The week she was to go into the home, I cried for three days and night. It was the HARDEST thing I have EVER done in my lifetime. I still do not know if I could have went with my husband and daughter the day we took her if my brother had not come up here when I called him to come help me put her in.
Mama does not really understand where she is. She only knows she is not at home and wants to go there. She gets baths now and doesn't fuss most days about it. She wears her depends now and does raise the roof when they change her. They took away her 'snuff' and sweets and she is now eating better...not good, but better. She will do for them and let them do for her what she refused me. She now only gets about by wheel chair and seldom gets out a complete sentence that can be understood. Sometimes she recognizes me and sometimes she does not. The disease is progressing. She had a lucid moment about a month or so ago and looked at me and said, "Liza, you know...something is wrong with my mind and I can't figure it out." I just nodded my head and told her I knew, but she was already talking about the tree outside her window that she thinks she planted.
She will be in the NH a year this coming January. I still feel pangs of betrayal of trust and guilt and anger, too. I know that I am physically unable to care for her, but I still want to be able to do it. I am hoping that by going ahead and placing her, my health will hold out to make sure her needs are met until she goes onto a much better place. My heart breaks for this very independent woman who now must depend on others for her care and do what others tell her to do. That is just not my Mama. She would rather be dead than live like this...with her mind mostly gone and not in HER home where she planned to live until she died.
Did I make the right decision? Yes, I think I did, but only time will tell. I know some parts were right. I know the decision was good for me and my husband because I feel sure he would be gone by now if the situation was still going on. He is a good and loving husband and very protective of me. He later told me that he felt the same way my daughter did, but he didn't want to influence my decision. I know the decision was right for Mama as far as her health is concerned. As far as her emotions....well...Alzheimer's has ruled those more and more in the last few years. As far as me, I know it was the right decision for my physical health. Like I said, emotionally I still want to be able to take care of her and be there with her every day. I have had a hard time accepting it, but it gets a little easier with time.
Each caregiver has to look at his/her own situation and make the best decision they can.
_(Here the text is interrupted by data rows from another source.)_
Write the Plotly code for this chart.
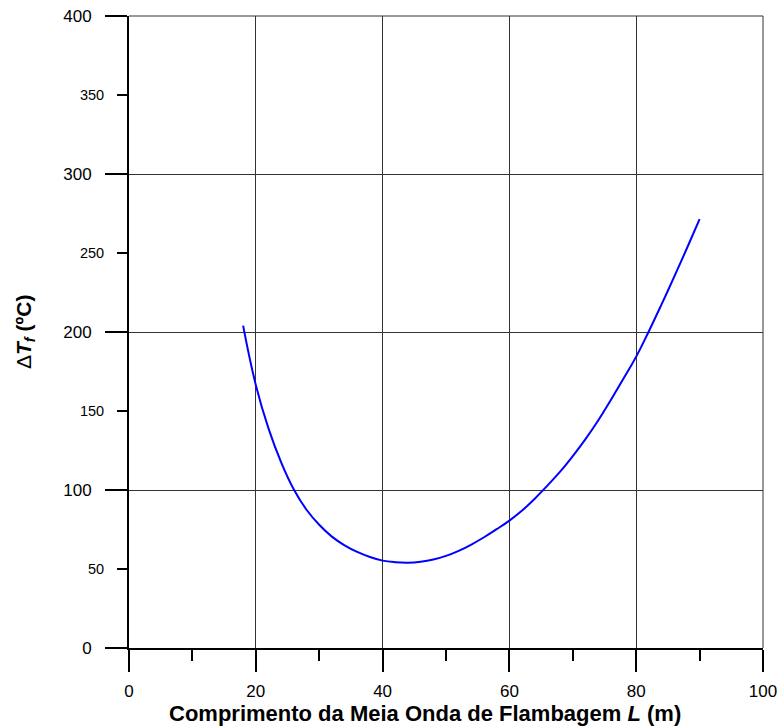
import plotly.graph_objects as go

L_vals = [18, 20, 22, 24, 26, 28, 30, 32, 34, 36, 38, 40, 42, 44, 46, 48, 50, 52, 54, 56, 58,
          60, 62, 64, 66, 68, 70, 72, 74, 76, 78, 80, 82, 84, 86, 88, 90]
dT_vals = [204, 166.5, 139, 117.5, 100.3, 87.5, 78, 70.5, 65, 60.8, 57.6, 55.3, 54.3, 54.0, 54.6,
           56.0, 58.3, 61.5, 65.5, 70.1, 75.2, 80.6, 87, 94.5, 102.8, 111.6, 121.5, 132.2, 144,
           157, 170.5, 184.4, 200.5, 217.5, 235, 253, 271.5]

x_major = [0, 20, 40, 60, 80, 100]
y_major = [0, 100, 200, 300, 400]
y_minor = [50, 150, 250, 350]

FONT = "Arial, Liberation Sans, sans-serif"
GRID = "#333333"

fig = go.Figure()
fig.add_trace(go.Scatter(x=L_vals, y=dT_vals, mode="lines",
                         line=dict(color="#0000FF", width=2, shape="spline", smoothing=1.2),
                         showlegend=False, hoverinfo="skip"))
# invisible trace to carry the secondary (minor-label) y axis
fig.add_trace(go.Scatter(x=[0], y=[0], yaxis="y2", mode="markers",
                         marker=dict(opacity=0), showlegend=False, hoverinfo="skip"))

fig.update_layout(
    width=777, height=727,
    margin=dict(l=129, r=14, t=16, b=79),
    paper_bgcolor="white", plot_bgcolor="white",
    font=dict(family=FONT, size=17, color="black"),
    xaxis=dict(range=[0, 100], tickvals=x_major, ticks="outside", ticklen=22, tickwidth=2,
               tickcolor="black", showline=True, linecolor="black", linewidth=2,
               showgrid=True, gridcolor=GRID, gridwidth=1, zeroline=False, automargin=False,
               ticklabelstandoff=5, ticklabeloverflow="allow",
               minor=dict(dtick=10, ticks="outside", ticklen=11, tickwidth=2, tickcolor="black", showgrid=False),
               tickfont=dict(size=17)),
    yaxis=dict(range=[0, 400], tickvals=y_major, ticks="outside", ticklen=22, tickwidth=2,
               tickcolor="black", showline=True, linecolor="black", linewidth=2,
               showgrid=True, gridcolor=GRID, gridwidth=1, zeroline=False, automargin=False,
               ticklabelstandoff=10, ticklabeloverflow="allow", tickfont=dict(size=17)),
    yaxis2=dict(range=[0, 400], overlaying="y", side="left", tickvals=y_minor, ticks="outside",
                ticklen=11, tickwidth=2, tickcolor="black", showline=False, showgrid=False,
                zeroline=False, automargin=False, ticklabelstandoff=10, ticklabeloverflow="allow",
                tickfont=dict(size=14.5)),
    shapes=[
        dict(type="line", xref="paper", yref="paper", x0=1, x1=1, y0=0, y1=1,
             line=dict(color=GRID, width=1), layer="below"),
        dict(type="line", xref="paper", yref="paper", x0=0, x1=1, y0=1, y1=1,
             line=dict(color=GRID, width=1), layer="below"),
    ],
    annotations=[
        dict(text="<b>Comprimento da Meia Onda de Flambagem <i>L</i> (m)</b>",
             xref="paper", yref="paper", x=0.467, y=-0.103, xanchor="center", yanchor="middle",
             showarrow=False, font=dict(size=22, family=FONT)),
        dict(text="Δ<b><i>T</i></b><sub><b><i>f</i></b></sub><b> (ºC)</b>",
             xref="paper", yref="paper", x=-0.164, y=0.5, xanchor="center", yanchor="middle",
             textangle=-90, showarrow=False, font=dict(size=21, family=FONT)),
    ],
)

fig.write_html("out.html")
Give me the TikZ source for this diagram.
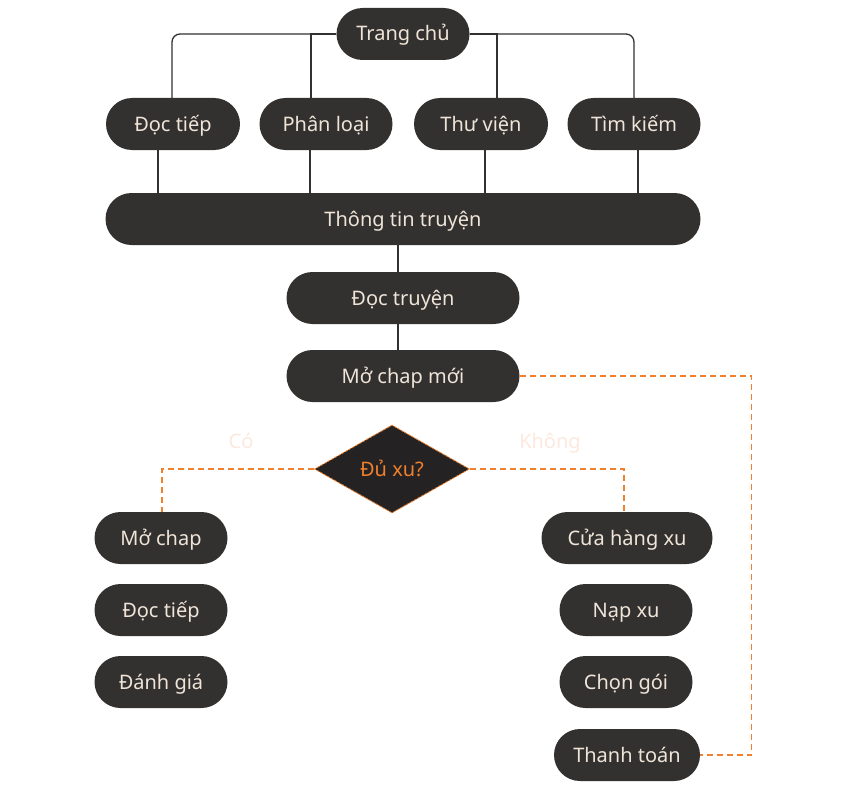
\documentclass[tikz,border=0pt]{standalone}
\usepackage{fontspec}
\setmainfont{Noto Sans}
\usetikzlibrary{shapes.geometric}
\definecolor{boxfill}{HTML}{333130}
\definecolor{boxtext}{HTML}{F0E4D8}
\definecolor{linegray}{HTML}{333130}
\definecolor{accent}{HTML}{F0802C}
\definecolor{faint}{HTML}{FCE8DE}
\tikzset{
  pill/.style={draw=none,fill=boxfill,text=boxtext,rounded corners=26pt,minimum height=52pt,inner sep=0pt,
    text height=14pt,text depth=0pt,font=\fontsize{20}{24}\selectfont},
  conn/.style={draw=linegray,line width=1.3pt},
  flow/.style={draw=accent,line width=1.5pt,dash pattern=on 6pt off 4pt},
  faintlabel/.style={text=faint,text height=14pt,text depth=0pt,font=\fontsize{20}{24}\selectfont}
}

\begin{document}
\begin{tikzpicture}[x=1pt,y=-1pt]
  \useasboundingbox (0,0) rectangle (850,789);
  \node[pill,minimum width=133pt] (home) at (403,34) {Trang chủ};
  \node[pill,minimum width=134pt] (cont) at (173,124) {Đọc tiếp};
  \node[pill,minimum width=133pt] (cat) at (326,124) {Phân loại};
  \node[pill,minimum width=134pt] (lib) at (481,124) {Thư viện};
  \node[pill,minimum width=133pt] (search) at (634,124) {Tìm kiếm};
  \node[pill,minimum width=595pt] (info) at (403,219) {Thông tin truyện};
  \node[pill,minimum width=233pt] (read) at (403,298) {Đọc truyện};
  \node[pill,minimum width=233pt] (newch) at (403,376) {Mở chap mới};
  \node[diamond,draw=accent,line width=0.8pt,dash pattern=on 3pt off 1pt,fill=boxfill!70!black,text=accent,
        minimum width=155pt,minimum height=88pt,inner sep=0pt,text height=14pt,text depth=0pt,
        font=\fontsize{20}{24}\selectfont] (coins) at (392,469) {Đủ xu?};
  \node[pill,minimum width=133pt] (open) at (161,538) {Mở chap};
  \node[pill,minimum width=133pt] (cont2) at (161,610) {Đọc tiếp};
  \node[pill,minimum width=133pt] (rate) at (161,682) {Đánh giá};
  \node[pill,minimum width=171pt] (shop) at (627,538) {Cửa hàng xu};
  \node[pill,minimum width=133pt] (topup) at (626,610) {Nạp xu};
  \node[pill,minimum width=133pt] (pack) at (626,682) {Chọn gói};
  \node[pill,minimum width=146pt] (pay) at (627,755) {Thanh toán};
  \node[faintlabel] (yes) at (241,441) {Có};
  \node[faintlabel] (no) at (550,441) {Không};

  \draw[conn,rounded corners=8pt] (home.west) -| ([xshift=-1pt]cont.north);
  \draw[conn] (home.west) -| ([xshift=-15pt]cat.north);
  \draw[conn] (home.east) -| ([xshift=16pt]lib.north);
  \draw[conn,rounded corners=8pt] (home.east) -| (search.north);
  \draw[conn] ([xshift=-15pt]cont.south) -- ([xshift=-15pt]cont.south |- info.north);
  \draw[conn] ([xshift=-16pt]cat.south) -- ([xshift=-16pt]cat.south |- info.north);
  \draw[conn] ([xshift=4pt]lib.south) -- ([xshift=4pt]lib.south |- info.north);
  \draw[conn] ([xshift=4pt]search.south) -- ([xshift=4pt]search.south |- info.north);
  \draw[conn] ([xshift=-5pt]info.south) -- ([xshift=-5pt]read.north);
  \draw[conn] ([xshift=-5pt]read.south) -- ([xshift=-5pt]newch.north);
  \draw[flow] (newch.east) -- ++(232,0) |- (pay.east);
  \draw[flow] (coins.west) -| ([xshift=1pt]open.north);
  \draw[flow] (coins.east) -| ([xshift=-3pt]shop.north);
\end{tikzpicture}
\end{document}
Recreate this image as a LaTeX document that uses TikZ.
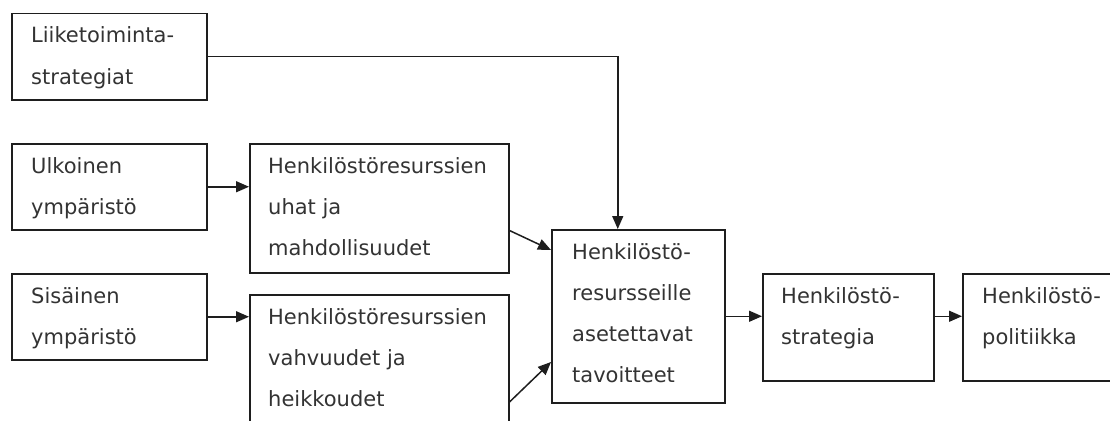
\documentclass[tikz,border=0pt]{standalone}
\usepackage{fontspec}
\setmainfont{DejaVu Sans}
\usetikzlibrary{arrows.meta}
\definecolor{linec}{HTML}{1E1E1E}
\definecolor{textc}{HTML}{333333}
\newcommand\boxlines[1]{\vtop{\baselineskip=41pt\halign{##\hfil\cr#1\crcr}}}
\tikzset{
  blk/.style={draw=linec, line width=1.5pt, rectangle, inner sep=0pt, anchor=north west},
  txt/.style={inner sep=0pt, anchor=base west, text=textc, font=\fontsize{21pt}{41pt}\selectfont},
  arr/.style={draw=linec, line width=1.5pt, -{Triangle[length=13pt,width=11pt]}}
}
\begin{document}
\begin{tikzpicture}[x=1pt,y=-1pt]
\useasboundingbox (0,0) rectangle (1110,420);
\clip (0,0) rectangle (1110,420);
\fill[white] (0,0) rectangle (1110,420);
% boxes
\node[blk, minimum width=195pt, minimum height=86pt] (L) at (11,13) {};
\node[blk, minimum width=195pt, minimum height=86pt] (U) at (11,143) {};
\node[blk, minimum width=195pt, minimum height=86pt] (S) at (11,273) {};
\node[blk, minimum width=259pt, minimum height=129pt] (H1) at (249,143) {};
\node[blk, minimum width=259pt, minimum height=129pt] (H2) at (249,294) {};
\node[blk, minimum width=173pt, minimum height=173pt] (C) at (551,229) {};
\node[blk, minimum width=171pt, minimum height=107pt] (St) at (762,273) {};
\node[blk, minimum width=171pt, minimum height=107pt] (P) at (962,273) {};
% texts
\node[txt] (Lt) at ([shift={(20,30)}]L.north west) {\boxlines{Liiketoiminta-\cr strategiat}};
\node[txt] (Ut) at ([shift={(20,30)}]U.north west) {\boxlines{Ulkoinen\cr ympäristö}};
\node[txt] (St1) at ([shift={(20,30)}]S.north west) {\boxlines{Sisäinen\cr ympäristö}};
\node[txt] (H1t) at ([shift={(19,30)}]H1.north west) {\boxlines{Henkilöstöresurssien\cr uhat ja\cr mahdollisuudet}};
\node[txt] (H2t) at ([shift={(19,30)}]H2.north west) {\boxlines{Henkilöstöresurssien\cr vahvuudet ja\cr heikkoudet}};
\node[txt] (Ct) at ([shift={(21,30)}]C.north west) {\boxlines{Henkilöstö-\cr resursseille\cr asetettavat\cr tavoitteet}};
\node[txt] (Stt) at ([shift={(19,30)}]St.north west) {\boxlines{Henkilöstö-\cr strategia}};
\node[txt] (Pt) at ([shift={(20,30)}]P.north west) {\boxlines{Henkilöstö-\cr politiikka}};
% connectors
\coordinate (Cin) at ([xshift=-20.5pt]C.north);
\draw[arr] (L.east) -| (Cin);
\draw[arr] (U.east) -- (U.east -| H1.west);
\draw[arr] (S.east) -- (S.east -| H2.west);
\coordinate (H1o) at ([yshift=43pt]H1.south east);
\coordinate (C1) at ([yshift=-21pt]C.north west);
\draw[arr] (H1o) -- (C1);
\coordinate (H2o) at ([yshift=-108pt]H2.north east);
\coordinate (C2) at ([yshift=-133pt]C.north west);
\draw[arr] (H2o) -- (C2);
\draw[arr] (C.east) -- (C.east -| St.west);
\draw[arr] (C.east -| St.east) -- (C.east -| P.west);
\end{tikzpicture}
\end{document}
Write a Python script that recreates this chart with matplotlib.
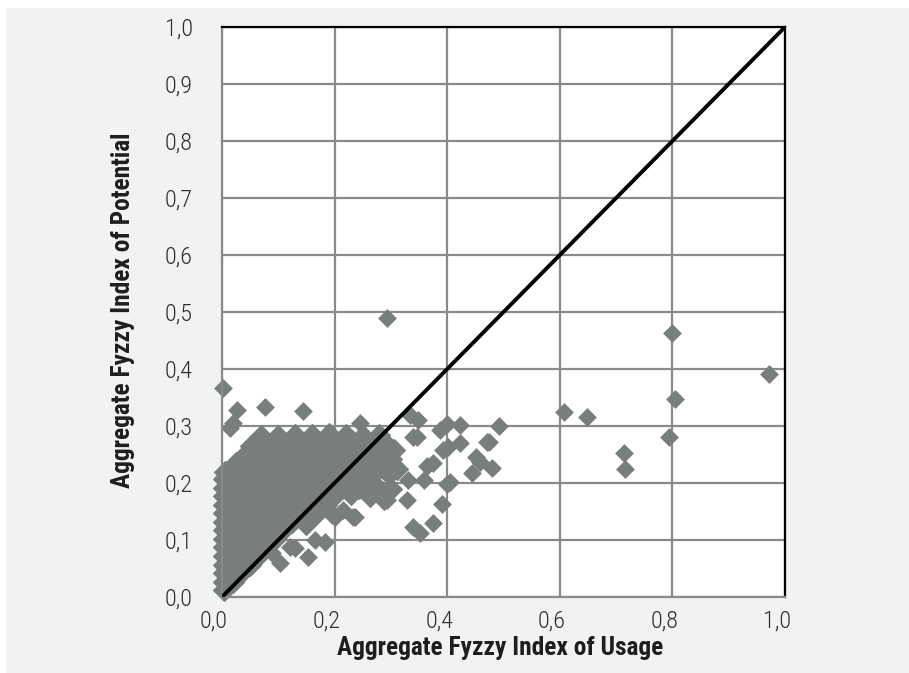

We can't always do what we want to do in our hearts. Please take your family into consideration while you are making your decision and how your decision will affect them. Please don't put yourself last, like I did. I can assure you, it will affect you health if you don't get some time off for yourself. Would I change my decision if I could? No, I would not.
There are no 'perfect' answers in this imperfect world. We just plod along and do the best we can. I do not envy anyone having to make this decision. I have known the pain of it very deeply. I wish you good luck and if anyone needs to 'talk' about it...feel free to e-mail me.
Each day someone is faced with this decision. I hope you know you have helped someone today. We feel through your letters, the pain, the grief, the relief, and most of all the LOVE you have gone through in making your decision. Thank you for sharing with the rest of us.